Theatre
Kind Stranger, Oran Mor, Glasgow
Mary Brennan, three stars
AS THE festive season draws nearer, the customary charity appeals start to hit home, featuring images of the stricken and needy who look to the kindness of strangers for succour. And it’s the open-ended humanity of altruistic giving that Matthew McVarish weaves into his play about one middle-aged man’s painfully acquired beginnings of self-knowledge.
Our ‘kind stranger’ – played by Tom Urie – has, for reasons that gradually filter into this monologue of memories and confessions, taken to hospital visiting. His self-imposed task is to read to patients who are in a coma, the hope being that the sound of a friendly voice – or maybe some episode from a favourite book – will trigger the person into responding, even recovering vitality.
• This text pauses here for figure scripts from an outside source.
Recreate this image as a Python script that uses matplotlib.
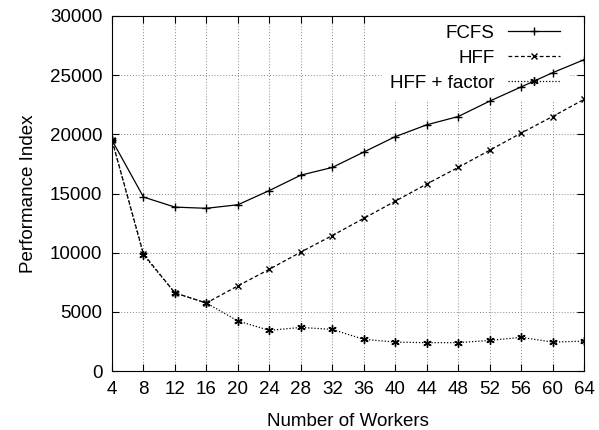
import matplotlib.pyplot as plt

plt.rcParams['font.family'] = ['Liberation Sans', 'DejaVu Sans']

workers = [4, 8, 12, 16, 20, 24, 28, 32, 36, 40, 44, 48, 52, 56, 60, 64]
fcfs = [19500, 14700, 13850, 13750, 14050, 15250, 16550, 17200, 18500,
        19800, 20800, 21500, 22800, 24000, 25200, 26300]
hff = [19500, 9900, 6600, 5750, 7200, 8600, 10050, 11450, 12900,
       14350, 15800, 17200, 18650, 20100, 21500, 22950]
hff_factor = [19500, 9800, 6600, 5750, 4230, 3440, 3690, 3520, 2680,
              2450, 2400, 2400, 2590, 2850, 2450, 2530]

fig = plt.figure(figsize=(5.99, 4.30), dpi=100)
ax = fig.add_axes([0.187, 0.137, 0.788, 0.826])

ax.plot(workers, fcfs, color='black', linestyle='-', linewidth=0.9,
        marker='+', markersize=6, label='FCFS', zorder=3)
ax.plot(workers, hff, color='black', linestyle=(0, (3, 2)), linewidth=0.9,
        marker='x', markersize=5, label='HFF', zorder=3)
ax.plot(workers, hff_factor, color='black', linestyle=(0, (1, 1.5)), linewidth=0.9,
        marker=(6, 2, 0), markersize=6, label='HFF + factor', zorder=3)

ax.set_xlim(4, 64)
ax.set_ylim(0, 30000)
ax.set_xticks(workers)
ax.set_yticks(range(0, 30001, 5000))
ax.tick_params(direction='in', top=True, right=True, labelsize=13.5, length=5, pad=7)
ax.grid(True, color='#888888', linestyle=(0, (1, 2)), linewidth=0.7)
ax.set_axisbelow(True)

ax.set_xlabel('Number of Workers', fontsize=13.5, labelpad=11)
ax.set_ylabel('Performance Index', fontsize=13.5, labelpad=9)

leg = ax.legend(loc='upper right', bbox_to_anchor=(0.965, 0.997), markerfirst=False,
                fontsize=13.5, frameon=True, fancybox=False, edgecolor='white',
                framealpha=1, handlelength=2.8, handletextpad=0.7,
                labelspacing=0.42, borderaxespad=0, borderpad=0.4)
for t in leg.get_texts():
    t.set_ha('right')
leg._legend_box.align = 'right'
leg.set_zorder(2)

fig.savefig('out.png', dpi=100)
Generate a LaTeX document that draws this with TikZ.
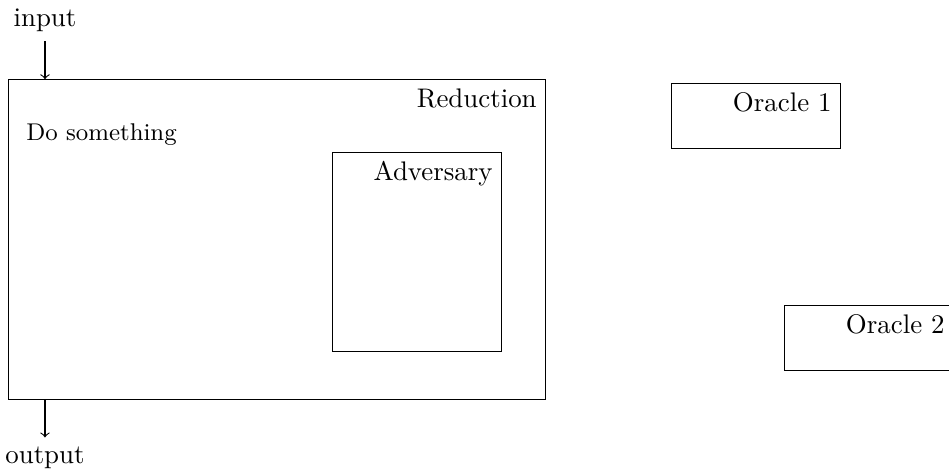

With no clues as to the identity of the unconscious man in the bed, Urie’s character opts to connect across the divide with cheery chat, incentivizing quotes from Churchill, Buddha, Shakespeare and Cher, along with fragments from Dickens’s Christmas Carol. But Urie’s upbeat approach soon fades as he dips into his own life issues as a gay man: love unexpectedly found, love nonetheless lasting across decades, love cruelly lost - and with it the will to live. As more information about the comatose man emerges, so too does a theme about who, or what, is a life-saving agent – perhaps the ‘kind stranger’ who intervenes just in time... McVarish and director Maggie Kinloch both allow Urie to go for the laughs that are really a coping mechanism, but as the plot-line cork-screws towards its conclusion, Urie feelingly draws together the ghosts that - as with Scrooge - have awakened his estranged inner being. Sometimes you have to be kind to yourself, as well as to others.